↓↓↓

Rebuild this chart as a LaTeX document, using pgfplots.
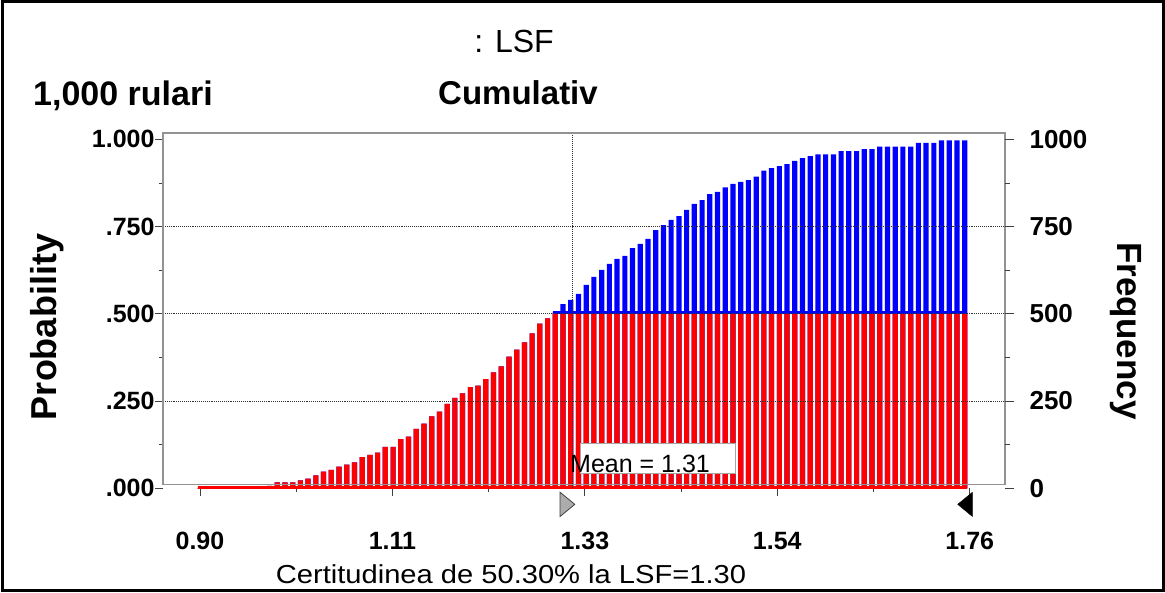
\documentclass[border=0pt]{standalone}
\usepackage{pgfplots}
\pgfplotsset{compat=1.18}
\usepackage{pgfplotstable}
\usepackage{fontspec}
\setmainfont{Liberation Sans}

\newcommand{\fs}[1]{\fontsize{#1}{#1}\selectfont}

% cumulative probability per bin, and the part of it up to the certainty level (0.503)
\pgfplotstableread{
x      cum    red
0.9000 0.001 0.001
0.9086 0.001 0.001
0.9173 0.001 0.001
0.9259 0.002 0.002
0.9345 0.002 0.002
0.9432 0.002 0.002
0.9518 0.003 0.003
0.9604 0.006 0.006
0.9690 0.006 0.006
0.9777 0.007 0.007
0.9863 0.017 0.017
0.9949 0.017 0.017
1.0036 0.017 0.017
1.0122 0.023 0.023
1.0208 0.028 0.028
1.0295 0.037 0.037
1.0381 0.048 0.048
1.0467 0.053 0.053
1.0553 0.062 0.062
1.0640 0.068 0.068
1.0726 0.074 0.074
1.0812 0.089 0.089
1.0899 0.096 0.096
1.0985 0.102 0.102
1.1071 0.119 0.119
1.1158 0.119 0.119
1.1244 0.141 0.141
1.1330 0.148 0.148
1.1416 0.170 0.170
1.1503 0.185 0.185
1.1589 0.206 0.206
1.1675 0.220 0.220
1.1762 0.242 0.242
1.1848 0.259 0.259
1.1934 0.272 0.272
1.2021 0.290 0.290
1.2107 0.294 0.294
1.2193 0.313 0.313
1.2279 0.332 0.332
1.2366 0.349 0.349
1.2452 0.377 0.377
1.2538 0.397 0.397
1.2625 0.418 0.418
1.2711 0.444 0.444
1.2797 0.472 0.472
1.2884 0.487 0.487
1.2970 0.503 0.503
1.3056 0.528 0.503
1.3142 0.540 0.503
1.3229 0.557 0.503
1.3315 0.583 0.503
1.3401 0.606 0.503
1.3488 0.626 0.503
1.3574 0.643 0.503
1.3660 0.657 0.503
1.3747 0.666 0.503
1.3833 0.688 0.503
1.3919 0.700 0.503
1.4005 0.715 0.503
1.4092 0.740 0.503
1.4178 0.754 0.503
1.4264 0.769 0.503
1.4351 0.780 0.503
1.4437 0.798 0.503
1.4523 0.815 0.503
1.4610 0.826 0.503
1.4696 0.843 0.503
1.4782 0.849 0.503
1.4868 0.862 0.503
1.4955 0.872 0.503
1.5041 0.878 0.503
1.5127 0.883 0.503
1.5214 0.893 0.503
1.5300 0.910 0.503
1.5386 0.917 0.503
1.5473 0.923 0.503
1.5559 0.929 0.503
1.5645 0.938 0.503
1.5731 0.946 0.503
1.5818 0.952 0.503
1.5904 0.957 0.503
1.5990 0.957 0.503
1.6077 0.957 0.503
1.6163 0.966 0.503
1.6249 0.966 0.503
1.6336 0.966 0.503
1.6422 0.972 0.503
1.6508 0.972 0.503
1.6594 0.979 0.503
1.6681 0.979 0.503
1.6767 0.979 0.503
1.6853 0.979 0.503
1.6940 0.979 0.503
1.7026 0.990 0.503
1.7112 0.990 0.503
1.7199 0.990 0.503
1.7285 0.997 0.503
1.7371 0.997 0.503
1.7457 0.997 0.503
1.7544 0.997 0.503
}\cumdata

\begin{document}
\begin{tikzpicture}
\useasboundingbox (0,0) rectangle (1165pt,592pt);
\draw[line width=3pt] (2pt,2pt) rectangle (1163pt,590pt);

\begin{axis}[
    at={(163pt,103.7pt)}, anchor=south west,
    scale only axis, width=842pt, height=355.3pt,
    xmin=0.8587, xmax=1.7994, ymin=0, ymax=1.018,
    clip=false,
    axis line style={draw=none},
    xtick={0.90,1.115,1.33,1.545,1.76},
    xticklabels={0.90,1.11,1.33,1.54,1.76},
    ytick={0,0.25,0.5,0.75,1},
    yticklabels={.000,.250,.500,.750,1.000},
    minor x tick num=1, minor y tick num=1,
    xtick pos=left, ytick pos=left,
    tick align=outside,
    major tick length=8pt, minor tick length=4pt,
    tick style={black!75, line width=0.8pt},
    /pgf/number format/assume math mode=true,
    ticklabel style={font=\bfseries\fs{25}},
    yticklabel style={xshift=3pt},
    xticklabel style={anchor=base, yshift=-53pt},
]
% cumulative bars: blue beyond the certainty level, red up to it
\addplot[ybar, bar width=5.2pt, bar shift=0pt, fill=blue, draw=none] table[x=x, y=cum] {\cumdata};
\addplot[ybar, bar width=5.2pt, bar shift=0pt, fill=red, draw=none] table[x=x, y=red] {\cumdata};
\addplot[blue, line width=2.5pt] coordinates {(1.2940,0.503) (1.7570,0.503)};
\addplot[red, line width=2.5pt] coordinates {(0.8975,0.002) (1.7570,0.002)};

% grid
\addplot[black!80, densely dotted, line width=0.9pt] coordinates {(0.8587,0.25) (1.7994,0.25)};
\addplot[black!80, densely dotted, line width=0.9pt] coordinates {(0.8587,0.50) (1.7994,0.50)};
\addplot[black!80, densely dotted, line width=0.9pt] coordinates {(0.8587,0.75) (1.7994,0.75)};
\addplot[black!80, densely dotted, line width=1pt] coordinates {(1.3165,0) (1.3165,1.018)};

\draw[gray!85, line width=1.2pt] (rel axis cs:0,0.0113) rectangle (rel axis cs:1,1);

% mean label
\draw[gray!70, fill=white, line width=1pt] (axis cs:1.3246,0.041) rectangle (axis cs:1.4978,0.127);
\node[anchor=base west, inner sep=0pt, font=\fs{25}] at (axis cs:1.3134,0.044) {Mean = 1.31};

% certainty grabbers
\addplot[only marks, mark=triangle*, mark size=14pt,
    mark options={rotate=-90, yscale=0.7, fill=gray!65, draw=gray!50!black, line width=0.8pt}]
    coordinates {(1.3078,-0.046)};
\addplot[only marks, mark=triangle*, mark size=14pt,
    mark options={rotate=90, yscale=0.7, fill=black, draw=black}]
    coordinates {(1.7575,-0.046)};
\end{axis}

\begin{axis}[
    at={(163pt,103.7pt)}, anchor=south west,
    scale only axis, width=842pt, height=355.3pt,
    xmin=0.8587, xmax=1.7994, ymin=0, ymax=1018,
    hide x axis,
    axis y line*=right,
    axis line style={draw=none},
    ytick={0,250,500,750,1000},
    yticklabels={0,250,500,750,1000},
    minor y tick num=1,
    tick align=outside,
    major tick length=9pt, minor tick length=5pt,
    tick style={black!75, line width=0.8pt},
    /pgf/number format/assume math mode=true,
    yticklabel style={font=\bfseries\fs{26}, xshift=12pt},
]
\addplot[draw=none] coordinates {(1,0) (1.5,1000)};
\end{axis}

\node[anchor=base, font=\fs{32}] at (514pt,539pt) {: LSF};
\node[anchor=base, font=\bfseries\fs{33}] at (518pt,487pt) {Cumulativ};
\node[anchor=base west, font=\bfseries\fs{34}, inner sep=0pt] at (33pt,486pt) {1,000 rulari};
\node[rotate=90, font=\bfseries\fs{36}] at (47pt,265pt) {Probability};
\node[rotate=-90, font=\bfseries\fs{35}] at (1126pt,261pt) {Frequency};
\node[anchor=base, font=\fs{26}] at (511pt,9pt) {\scalebox{1.12}[1]{Certitudinea de 50.30\% la LSF=1.30}};
\end{tikzpicture}
\end{document}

↑↑↑

**EXERCISE DETAILS:**
Repeat verbatim all the material, but not the pictures.

**WRITTEN SOLUTION:**
Rebuild this chart as a LaTeX document, using pgfplots.
\documentclass[border=0pt]{standalone}
\usepackage{pgfplots}
\pgfplotsset{compat=1.18}
\usepackage{pgfplotstable}
\usepackage{fontspec}
\setmainfont{Liberation Sans}

\newcommand{\fs}[1]{\fontsize{#1}{#1}\selectfont}

% cumulative probability per bin, and the part of it up to the certainty level (0.503)
\pgfplotstableread{
x      cum    red
0.9000 0.001 0.001
0.9086 0.001 0.001
0.9173 0.001 0.001
0.9259 0.002 0.002
0.9345 0.002 0.002
0.9432 0.002 0.002
0.9518 0.003 0.003
0.9604 0.006 0.006
0.9690 0.006 0.006
0.9777 0.007 0.007
0.9863 0.017 0.017
0.9949 0.017 0.017
1.0036 0.017 0.017
1.0122 0.023 0.023
1.0208 0.028 0.028
1.0295 0.037 0.037
1.0381 0.048 0.048
1.0467 0.053 0.053
1.0553 0.062 0.062
1.0640 0.068 0.068
1.0726 0.074 0.074
1.0812 0.089 0.089
1.0899 0.096 0.096
1.0985 0.102 0.102
1.1071 0.119 0.119
1.1158 0.119 0.119
1.1244 0.141 0.141
1.1330 0.148 0.148
1.1416 0.170 0.170
1.1503 0.185 0.185
1.1589 0.206 0.206
1.1675 0.220 0.220
1.1762 0.242 0.242
1.1848 0.259 0.259
1.1934 0.272 0.272
1.2021 0.290 0.290
1.2107 0.294 0.294
1.2193 0.313 0.313
1.2279 0.332 0.332
1.2366 0.349 0.349
1.2452 0.377 0.377
1.2538 0.397 0.397
1.2625 0.418 0.418
1.2711 0.444 0.444
1.2797 0.472 0.472
1.2884 0.487 0.487
1.2970 0.503 0.503
1.3056 0.528 0.503
1.3142 0.540 0.503
1.3229 0.557 0.503
1.3315 0.583 0.503
1.3401 0.606 0.503
1.3488 0.626 0.503
1.3574 0.643 0.503
1.3660 0.657 0.503
1.3747 0.666 0.503
1.3833 0.688 0.503
1.3919 0.700 0.503
1.4005 0.715 0.503
1.4092 0.740 0.503
1.4178 0.754 0.503
1.4264 0.769 0.503
1.4351 0.780 0.503
1.4437 0.798 0.503
1.4523 0.815 0.503
1.4610 0.826 0.503
1.4696 0.843 0.503
1.4782 0.849 0.503
1.4868 0.862 0.503
1.4955 0.872 0.503
1.5041 0.878 0.503
1.5127 0.883 0.503
1.5214 0.893 0.503
1.5300 0.910 0.503
1.5386 0.917 0.503
1.5473 0.923 0.503
1.5559 0.929 0.503
1.5645 0.938 0.503
1.5731 0.946 0.503
1.5818 0.952 0.503
1.5904 0.957 0.503
1.5990 0.957 0.503
1.6077 0.957 0.503
1.6163 0.966 0.503
1.6249 0.966 0.503
1.6336 0.966 0.503
1.6422 0.972 0.503
1.6508 0.972 0.503
1.6594 0.979 0.503
1.6681 0.979 0.503
1.6767 0.979 0.503
1.6853 0.979 0.503
1.6940 0.979 0.503
1.7026 0.990 0.503
1.7112 0.990 0.503
1.7199 0.990 0.503
1.7285 0.997 0.503
1.7371 0.997 0.503
1.7457 0.997 0.503
1.7544 0.997 0.503
}\cumdata

\begin{document}
\begin{tikzpicture}
\useasboundingbox (0,0) rectangle (1165pt,592pt);
\draw[line width=3pt] (2pt,2pt) rectangle (1163pt,590pt);

\begin{axis}[
    at={(163pt,103.7pt)}, anchor=south west,
    scale only axis, width=842pt, height=355.3pt,
    xmin=0.8587, xmax=1.7994, ymin=0, ymax=1.018,
    clip=false,
    axis line style={draw=none},
    xtick={0.90,1.115,1.33,1.545,1.76},
    xticklabels={0.90,1.11,1.33,1.54,1.76},
    ytick={0,0.25,0.5,0.75,1},
    yticklabels={.000,.250,.500,.750,1.000},
    minor x tick num=1, minor y tick num=1,
    xtick pos=left, ytick pos=left,
    tick align=outside,
    major tick length=8pt, minor tick length=4pt,
    tick style={black!75, line width=0.8pt},
    /pgf/number format/assume math mode=true,
    ticklabel style={font=\bfseries\fs{25}},
    yticklabel style={xshift=3pt},
    xticklabel style={anchor=base, yshift=-53pt},
]
% cumulative bars: blue beyond the certainty level, red up to it
\addplot[ybar, bar width=5.2pt, bar shift=0pt, fill=blue, draw=none] table[x=x, y=cum] {\cumdata};
\addplot[ybar, bar width=5.2pt, bar shift=0pt, fill=red, draw=none] table[x=x, y=red] {\cumdata};
\addplot[blue, line width=2.5pt] coordinates {(1.2940,0.503) (1.7570,0.503)};
\addplot[red, line width=2.5pt] coordinates {(0.8975,0.002) (1.7570,0.002)};

% grid
\addplot[black!80, densely dotted, line width=0.9pt] coordinates {(0.8587,0.25) (1.7994,0.25)};
\addplot[black!80, densely dotted, line width=0.9pt] coordinates {(0.8587,0.50) (1.7994,0.50)};
\addplot[black!80, densely dotted, line width=0.9pt] coordinates {(0.8587,0.75) (1.7994,0.75)};
\addplot[black!80, densely dotted, line width=1pt] coordinates {(1.3165,0) (1.3165,1.018)};

\draw[gray!85, line width=1.2pt] (rel axis cs:0,0.0113) rectangle (rel axis cs:1,1);

% mean label
\draw[gray!70, fill=white, line width=1pt] (axis cs:1.3246,0.041) rectangle (axis cs:1.4978,0.127);
\node[anchor=base west, inner sep=0pt, font=\fs{25}] at (axis cs:1.3134,0.044) {Mean = 1.31};

% certainty grabbers
\addplot[only marks, mark=triangle*, mark size=14pt,
    mark options={rotate=-90, yscale=0.7, fill=gray!65, draw=gray!50!black, line width=0.8pt}]
    coordinates {(1.3078,-0.046)};
\addplot[only marks, mark=triangle*, mark size=14pt,
    mark options={rotate=90, yscale=0.7, fill=black, draw=black}]
    coordinates {(1.7575,-0.046)};
\end{axis}

\begin{axis}[
    at={(163pt,103.7pt)}, anchor=south west,
    scale only axis, width=842pt, height=355.3pt,
    xmin=0.8587, xmax=1.7994, ymin=0, ymax=1018,
    hide x axis,
    axis y line*=right,
    axis line style={draw=none},
    ytick={0,250,500,750,1000},
    yticklabels={0,250,500,750,1000},
    minor y tick num=1,
    tick align=outside,
    major tick length=9pt, minor tick length=5pt,
    tick style={black!75, line width=0.8pt},
    /pgf/number format/assume math mode=true,
    yticklabel style={font=\bfseries\fs{26}, xshift=12pt},
]
\addplot[draw=none] coordinates {(1,0) (1.5,1000)};
\end{axis}

\node[anchor=base, font=\fs{32}] at (514pt,539pt) {: LSF};
\node[anchor=base, font=\bfseries\fs{33}] at (518pt,487pt) {Cumulativ};
\node[anchor=base west, font=\bfseries\fs{34}, inner sep=0pt] at (33pt,486pt) {1,000 rulari};
\node[rotate=90, font=\bfseries\fs{36}] at (47pt,265pt) {Probability};
\node[rotate=-90, font=\bfseries\fs{35}] at (1126pt,261pt) {Frequency};
\node[anchor=base, font=\fs{26}] at (511pt,9pt) {\scalebox{1.12}[1]{Certitudinea de 50.30\% la LSF=1.30}};
\end{tikzpicture}
\end{document}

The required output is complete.